- What you are asked to do -
Every line that holds "this" should be shown.
-- Start Data entries --
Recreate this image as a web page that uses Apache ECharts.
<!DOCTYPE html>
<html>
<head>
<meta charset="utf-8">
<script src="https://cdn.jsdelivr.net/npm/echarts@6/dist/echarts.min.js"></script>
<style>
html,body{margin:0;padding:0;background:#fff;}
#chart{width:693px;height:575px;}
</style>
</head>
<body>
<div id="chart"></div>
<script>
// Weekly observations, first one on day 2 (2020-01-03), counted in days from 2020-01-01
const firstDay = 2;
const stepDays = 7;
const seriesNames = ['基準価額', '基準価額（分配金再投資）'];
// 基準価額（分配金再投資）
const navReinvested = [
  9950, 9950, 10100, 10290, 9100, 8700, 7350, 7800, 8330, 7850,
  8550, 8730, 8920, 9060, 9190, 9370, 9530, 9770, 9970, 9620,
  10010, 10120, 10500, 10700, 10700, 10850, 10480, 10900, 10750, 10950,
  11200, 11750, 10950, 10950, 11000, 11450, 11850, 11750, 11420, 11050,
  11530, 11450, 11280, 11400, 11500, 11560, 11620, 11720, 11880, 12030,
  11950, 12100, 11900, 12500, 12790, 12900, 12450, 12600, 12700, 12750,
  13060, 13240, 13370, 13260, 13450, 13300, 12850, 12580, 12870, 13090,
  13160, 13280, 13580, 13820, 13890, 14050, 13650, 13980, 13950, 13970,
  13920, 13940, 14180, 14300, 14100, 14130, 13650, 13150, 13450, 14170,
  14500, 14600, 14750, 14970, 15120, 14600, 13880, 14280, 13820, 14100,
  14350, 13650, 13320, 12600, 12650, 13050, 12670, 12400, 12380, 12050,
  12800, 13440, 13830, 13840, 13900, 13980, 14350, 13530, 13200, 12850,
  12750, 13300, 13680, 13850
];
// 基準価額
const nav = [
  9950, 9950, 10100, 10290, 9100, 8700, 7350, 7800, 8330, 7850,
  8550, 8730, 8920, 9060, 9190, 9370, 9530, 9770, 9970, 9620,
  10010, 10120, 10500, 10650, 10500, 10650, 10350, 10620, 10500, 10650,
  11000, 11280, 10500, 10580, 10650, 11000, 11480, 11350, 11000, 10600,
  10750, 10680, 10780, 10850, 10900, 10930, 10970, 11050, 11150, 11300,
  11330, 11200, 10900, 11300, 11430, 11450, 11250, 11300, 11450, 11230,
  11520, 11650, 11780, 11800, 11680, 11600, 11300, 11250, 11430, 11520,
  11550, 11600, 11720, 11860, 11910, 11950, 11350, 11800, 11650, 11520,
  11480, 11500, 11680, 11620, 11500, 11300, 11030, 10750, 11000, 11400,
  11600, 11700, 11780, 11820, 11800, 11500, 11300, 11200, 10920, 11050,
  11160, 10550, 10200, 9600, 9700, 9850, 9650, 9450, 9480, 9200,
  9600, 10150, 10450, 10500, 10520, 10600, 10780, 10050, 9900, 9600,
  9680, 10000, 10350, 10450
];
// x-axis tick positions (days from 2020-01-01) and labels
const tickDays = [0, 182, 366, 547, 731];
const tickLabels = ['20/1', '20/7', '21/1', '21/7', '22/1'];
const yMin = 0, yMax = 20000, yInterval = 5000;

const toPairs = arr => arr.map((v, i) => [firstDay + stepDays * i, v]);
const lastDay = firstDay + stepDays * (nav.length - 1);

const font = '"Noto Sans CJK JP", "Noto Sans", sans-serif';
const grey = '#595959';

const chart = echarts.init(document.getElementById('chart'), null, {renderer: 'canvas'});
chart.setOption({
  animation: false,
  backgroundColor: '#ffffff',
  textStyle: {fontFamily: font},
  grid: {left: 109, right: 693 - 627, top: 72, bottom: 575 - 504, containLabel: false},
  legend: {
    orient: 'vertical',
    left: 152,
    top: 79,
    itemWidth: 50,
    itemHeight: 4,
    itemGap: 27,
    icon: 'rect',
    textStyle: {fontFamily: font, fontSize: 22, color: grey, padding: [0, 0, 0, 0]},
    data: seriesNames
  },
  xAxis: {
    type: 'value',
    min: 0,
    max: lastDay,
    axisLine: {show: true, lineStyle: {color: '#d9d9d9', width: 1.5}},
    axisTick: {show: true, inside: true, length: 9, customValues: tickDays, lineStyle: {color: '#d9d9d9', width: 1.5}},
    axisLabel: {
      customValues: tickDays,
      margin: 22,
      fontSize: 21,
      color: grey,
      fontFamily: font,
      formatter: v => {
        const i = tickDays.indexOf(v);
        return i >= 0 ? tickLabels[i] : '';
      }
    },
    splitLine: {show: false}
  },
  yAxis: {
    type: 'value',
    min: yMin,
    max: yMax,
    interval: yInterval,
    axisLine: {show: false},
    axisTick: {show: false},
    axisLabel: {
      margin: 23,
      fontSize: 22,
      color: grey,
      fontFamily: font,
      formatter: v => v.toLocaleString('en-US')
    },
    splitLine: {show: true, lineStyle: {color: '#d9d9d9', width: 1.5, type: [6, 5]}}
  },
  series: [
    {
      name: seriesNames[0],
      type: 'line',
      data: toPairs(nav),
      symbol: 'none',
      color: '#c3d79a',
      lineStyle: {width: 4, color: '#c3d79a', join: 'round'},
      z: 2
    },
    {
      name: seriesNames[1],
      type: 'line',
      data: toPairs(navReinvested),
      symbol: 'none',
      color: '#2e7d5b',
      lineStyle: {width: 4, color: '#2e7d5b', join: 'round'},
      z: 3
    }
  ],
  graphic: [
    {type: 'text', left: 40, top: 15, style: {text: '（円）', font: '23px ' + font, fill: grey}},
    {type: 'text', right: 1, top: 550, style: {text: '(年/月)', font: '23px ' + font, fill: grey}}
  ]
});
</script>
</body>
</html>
-- End Data entries --
-- Start Data entries --
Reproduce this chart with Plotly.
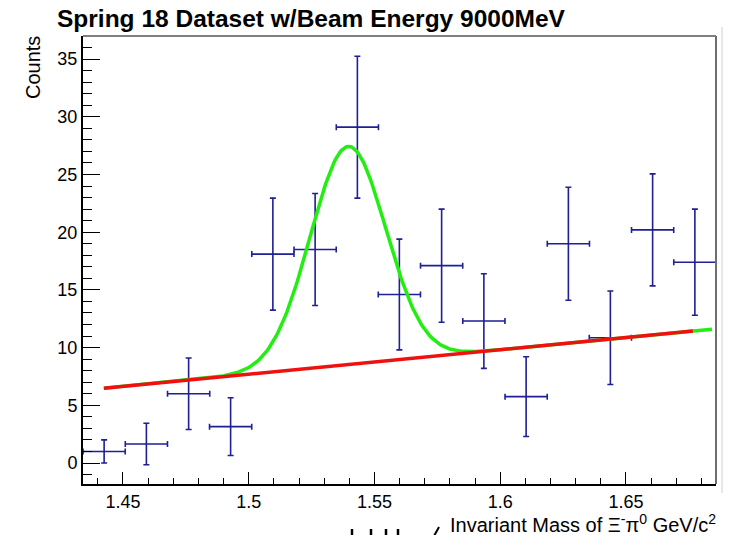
-- End Data entries --
- Task result -
Recreate this image as a web page that uses Apache ECharts.
Reproduce this chart with Plotly.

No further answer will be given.